### Instructions to follow
Would you transcribe the listing that follows, character for character, and omit its images?

### Provided data
#####

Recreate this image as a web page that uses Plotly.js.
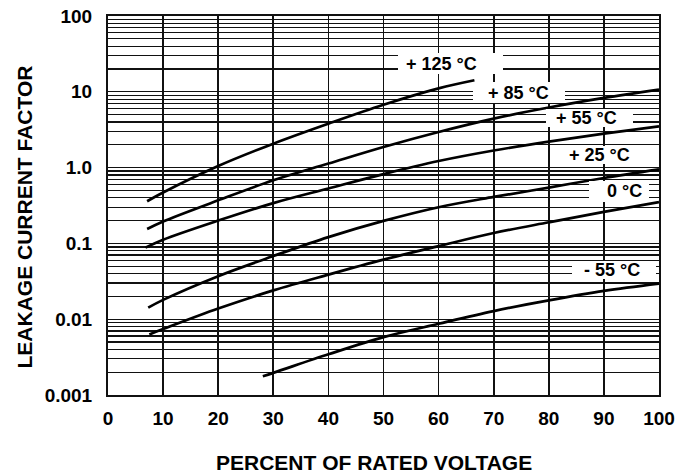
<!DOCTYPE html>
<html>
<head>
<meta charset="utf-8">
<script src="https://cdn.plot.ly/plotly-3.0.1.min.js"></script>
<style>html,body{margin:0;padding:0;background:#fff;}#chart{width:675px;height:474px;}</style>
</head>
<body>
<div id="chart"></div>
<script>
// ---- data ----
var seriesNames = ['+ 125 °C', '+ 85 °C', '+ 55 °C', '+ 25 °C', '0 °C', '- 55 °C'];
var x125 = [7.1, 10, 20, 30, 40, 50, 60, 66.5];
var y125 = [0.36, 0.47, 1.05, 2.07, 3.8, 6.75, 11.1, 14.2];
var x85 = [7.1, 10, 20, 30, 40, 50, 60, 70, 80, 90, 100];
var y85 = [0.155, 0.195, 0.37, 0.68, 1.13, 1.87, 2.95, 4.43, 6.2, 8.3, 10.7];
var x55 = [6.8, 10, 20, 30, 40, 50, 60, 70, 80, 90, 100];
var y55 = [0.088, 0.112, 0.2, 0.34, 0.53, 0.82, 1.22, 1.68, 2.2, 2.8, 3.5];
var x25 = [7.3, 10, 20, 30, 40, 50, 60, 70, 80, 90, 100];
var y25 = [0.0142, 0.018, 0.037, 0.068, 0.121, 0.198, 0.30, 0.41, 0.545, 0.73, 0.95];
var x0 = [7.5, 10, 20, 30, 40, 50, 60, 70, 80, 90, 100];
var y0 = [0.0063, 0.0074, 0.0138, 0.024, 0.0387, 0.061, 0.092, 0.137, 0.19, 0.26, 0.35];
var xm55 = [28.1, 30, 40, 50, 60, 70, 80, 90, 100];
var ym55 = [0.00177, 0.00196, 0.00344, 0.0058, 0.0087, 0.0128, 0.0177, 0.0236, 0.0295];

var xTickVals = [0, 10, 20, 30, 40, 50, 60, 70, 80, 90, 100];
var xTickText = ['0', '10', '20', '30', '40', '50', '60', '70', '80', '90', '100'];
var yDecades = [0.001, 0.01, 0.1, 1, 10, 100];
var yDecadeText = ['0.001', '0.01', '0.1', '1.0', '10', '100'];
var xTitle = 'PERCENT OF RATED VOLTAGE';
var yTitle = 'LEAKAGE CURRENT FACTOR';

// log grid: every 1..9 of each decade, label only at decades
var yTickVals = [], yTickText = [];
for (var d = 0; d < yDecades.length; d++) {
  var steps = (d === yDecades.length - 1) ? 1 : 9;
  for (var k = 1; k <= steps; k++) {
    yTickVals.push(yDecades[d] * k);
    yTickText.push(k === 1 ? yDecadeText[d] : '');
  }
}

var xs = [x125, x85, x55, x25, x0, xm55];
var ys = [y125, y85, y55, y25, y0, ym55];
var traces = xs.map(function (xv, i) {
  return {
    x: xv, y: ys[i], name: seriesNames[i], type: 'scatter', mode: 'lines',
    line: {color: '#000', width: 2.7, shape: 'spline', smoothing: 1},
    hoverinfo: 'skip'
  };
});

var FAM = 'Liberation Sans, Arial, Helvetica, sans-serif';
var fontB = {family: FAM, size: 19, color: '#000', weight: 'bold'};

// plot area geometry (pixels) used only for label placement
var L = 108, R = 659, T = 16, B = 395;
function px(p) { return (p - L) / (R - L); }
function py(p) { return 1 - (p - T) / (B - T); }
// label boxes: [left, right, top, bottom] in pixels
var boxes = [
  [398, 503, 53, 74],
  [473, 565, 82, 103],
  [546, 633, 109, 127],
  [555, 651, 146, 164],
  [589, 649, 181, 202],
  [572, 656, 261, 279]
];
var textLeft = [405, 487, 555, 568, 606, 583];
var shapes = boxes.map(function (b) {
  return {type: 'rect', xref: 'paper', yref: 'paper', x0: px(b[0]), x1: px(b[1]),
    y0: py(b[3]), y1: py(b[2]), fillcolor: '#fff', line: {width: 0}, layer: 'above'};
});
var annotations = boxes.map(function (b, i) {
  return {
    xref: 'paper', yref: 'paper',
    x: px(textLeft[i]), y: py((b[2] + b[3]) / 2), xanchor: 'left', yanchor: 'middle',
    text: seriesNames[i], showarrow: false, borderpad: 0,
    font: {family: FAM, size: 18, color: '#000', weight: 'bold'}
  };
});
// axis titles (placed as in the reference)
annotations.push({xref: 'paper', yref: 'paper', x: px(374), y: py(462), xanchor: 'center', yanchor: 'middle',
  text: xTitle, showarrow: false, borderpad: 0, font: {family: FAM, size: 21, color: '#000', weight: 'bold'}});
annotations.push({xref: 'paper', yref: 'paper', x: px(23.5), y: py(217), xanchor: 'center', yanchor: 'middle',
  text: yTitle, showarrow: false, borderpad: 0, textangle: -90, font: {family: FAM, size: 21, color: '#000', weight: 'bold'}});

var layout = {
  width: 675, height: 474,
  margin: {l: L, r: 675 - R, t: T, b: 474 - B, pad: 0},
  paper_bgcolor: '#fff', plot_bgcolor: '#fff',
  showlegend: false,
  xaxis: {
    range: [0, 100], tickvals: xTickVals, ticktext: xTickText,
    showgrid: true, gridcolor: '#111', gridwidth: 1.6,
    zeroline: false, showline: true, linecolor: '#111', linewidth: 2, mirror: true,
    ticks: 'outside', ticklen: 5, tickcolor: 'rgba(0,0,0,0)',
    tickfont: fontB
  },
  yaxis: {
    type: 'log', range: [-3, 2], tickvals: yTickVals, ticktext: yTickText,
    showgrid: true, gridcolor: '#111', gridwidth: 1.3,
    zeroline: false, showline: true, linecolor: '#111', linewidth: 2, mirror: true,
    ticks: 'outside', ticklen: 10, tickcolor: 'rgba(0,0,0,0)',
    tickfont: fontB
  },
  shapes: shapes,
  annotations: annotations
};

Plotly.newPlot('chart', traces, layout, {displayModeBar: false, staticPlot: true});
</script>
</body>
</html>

#####

### Full response
Recreate this image as a web page that uses Plotly.js.
<!DOCTYPE html>
<html>
<head>
<meta charset="utf-8">
<script src="https://cdn.plot.ly/plotly-3.0.1.min.js"></script>
<style>html,body{margin:0;padding:0;background:#fff;}#chart{width:675px;height:474px;}</style>
</head>
<body>
<div id="chart"></div>
<script>
// ---- data ----
var seriesNames = ['+ 125 °C', '+ 85 °C', '+ 55 °C', '+ 25 °C', '0 °C', '- 55 °C'];
var x125 = [7.1, 10, 20, 30, 40, 50, 60, 66.5];
var y125 = [0.36, 0.47, 1.05, 2.07, 3.8, 6.75, 11.1, 14.2];
var x85 = [7.1, 10, 20, 30, 40, 50, 60, 70, 80, 90, 100];
var y85 = [0.155, 0.195, 0.37, 0.68, 1.13, 1.87, 2.95, 4.43, 6.2, 8.3, 10.7];
var x55 = [6.8, 10, 20, 30, 40, 50, 60, 70, 80, 90, 100];
var y55 = [0.088, 0.112, 0.2, 0.34, 0.53, 0.82, 1.22, 1.68, 2.2, 2.8, 3.5];
var x25 = [7.3, 10, 20, 30, 40, 50, 60, 70, 80, 90, 100];
var y25 = [0.0142, 0.018, 0.037, 0.068, 0.121, 0.198, 0.30, 0.41, 0.545, 0.73, 0.95];
var x0 = [7.5, 10, 20, 30, 40, 50, 60, 70, 80, 90, 100];
var y0 = [0.0063, 0.0074, 0.0138, 0.024, 0.0387, 0.061, 0.092, 0.137, 0.19, 0.26, 0.35];
var xm55 = [28.1, 30, 40, 50, 60, 70, 80, 90, 100];
var ym55 = [0.00177, 0.00196, 0.00344, 0.0058, 0.0087, 0.0128, 0.0177, 0.0236, 0.0295];

var xTickVals = [0, 10, 20, 30, 40, 50, 60, 70, 80, 90, 100];
var xTickText = ['0', '10', '20', '30', '40', '50', '60', '70', '80', '90', '100'];
var yDecades = [0.001, 0.01, 0.1, 1, 10, 100];
var yDecadeText = ['0.001', '0.01', '0.1', '1.0', '10', '100'];
var xTitle = 'PERCENT OF RATED VOLTAGE';
var yTitle = 'LEAKAGE CURRENT FACTOR';

// log grid: every 1..9 of each decade, label only at decades
var yTickVals = [], yTickText = [];
for (var d = 0; d < yDecades.length; d++) {
  var steps = (d === yDecades.length - 1) ? 1 : 9;
  for (var k = 1; k <= steps; k++) {
    yTickVals.push(yDecades[d] * k);
    yTickText.push(k === 1 ? yDecadeText[d] : '');
  }
}

var xs = [x125, x85, x55, x25, x0, xm55];
var ys = [y125, y85, y55, y25, y0, ym55];
var traces = xs.map(function (xv, i) {
  return {
    x: xv, y: ys[i], name: seriesNames[i], type: 'scatter', mode: 'lines',
    line: {color: '#000', width: 2.7, shape: 'spline', smoothing: 1},
    hoverinfo: 'skip'
  };
});

var FAM = 'Liberation Sans, Arial, Helvetica, sans-serif';
var fontB = {family: FAM, size: 19, color: '#000', weight: 'bold'};

// plot area geometry (pixels) used only for label placement
var L = 108, R = 659, T = 16, B = 395;
function px(p) { return (p - L) / (R - L); }
function py(p) { return 1 - (p - T) / (B - T); }
// label boxes: [left, right, top, bottom] in pixels
var boxes = [
  [398, 503, 53, 74],
  [473, 565, 82, 103],
  [546, 633, 109, 127],
  [555, 651, 146, 164],
  [589, 649, 181, 202],
  [572, 656, 261, 279]
];
var textLeft = [405, 487, 555, 568, 606, 583];
var shapes = boxes.map(function (b) {
  return {type: 'rect', xref: 'paper', yref: 'paper', x0: px(b[0]), x1: px(b[1]),
    y0: py(b[3]), y1: py(b[2]), fillcolor: '#fff', line: {width: 0}, layer: 'above'};
});
var annotations = boxes.map(function (b, i) {
  return {
    xref: 'paper', yref: 'paper',
    x: px(textLeft[i]), y: py((b[2] + b[3]) / 2), xanchor: 'left', yanchor: 'middle',
    text: seriesNames[i], showarrow: false, borderpad: 0,
    font: {family: FAM, size: 18, color: '#000', weight: 'bold'}
  };
});
// axis titles (placed as in the reference)
annotations.push({xref: 'paper', yref: 'paper', x: px(374), y: py(462), xanchor: 'center', yanchor: 'middle',
  text: xTitle, showarrow: false, borderpad: 0, font: {family: FAM, size: 21, color: '#000', weight: 'bold'}});
annotations.push({xref: 'paper', yref: 'paper', x: px(23.5), y: py(217), xanchor: 'center', yanchor: 'middle',
  text: yTitle, showarrow: false, borderpad: 0, textangle: -90, font: {family: FAM, size: 21, color: '#000', weight: 'bold'}});

var layout = {
  width: 675, height: 474,
  margin: {l: L, r: 675 - R, t: T, b: 474 - B, pad: 0},
  paper_bgcolor: '#fff', plot_bgcolor: '#fff',
  showlegend: false,
  xaxis: {
    range: [0, 100], tickvals: xTickVals, ticktext: xTickText,
    showgrid: true, gridcolor: '#111', gridwidth: 1.6,
    zeroline: false, showline: true, linecolor: '#111', linewidth: 2, mirror: true,
    ticks: 'outside', ticklen: 5, tickcolor: 'rgba(0,0,0,0)',
    tickfont: fontB
  },
  yaxis: {
    type: 'log', range: [-3, 2], tickvals: yTickVals, ticktext: yTickText,
    showgrid: true, gridcolor: '#111', gridwidth: 1.3,
    zeroline: false, showline: true, linecolor: '#111', linewidth: 2, mirror: true,
    ticks: 'outside', ticklen: 10, tickcolor: 'rgba(0,0,0,0)',
    tickfont: fontB
  },
  shapes: shapes,
  annotations: annotations
};

Plotly.newPlot('chart', traces, layout, {displayModeBar: false, staticPlot: true});
</script>
</body>
</html>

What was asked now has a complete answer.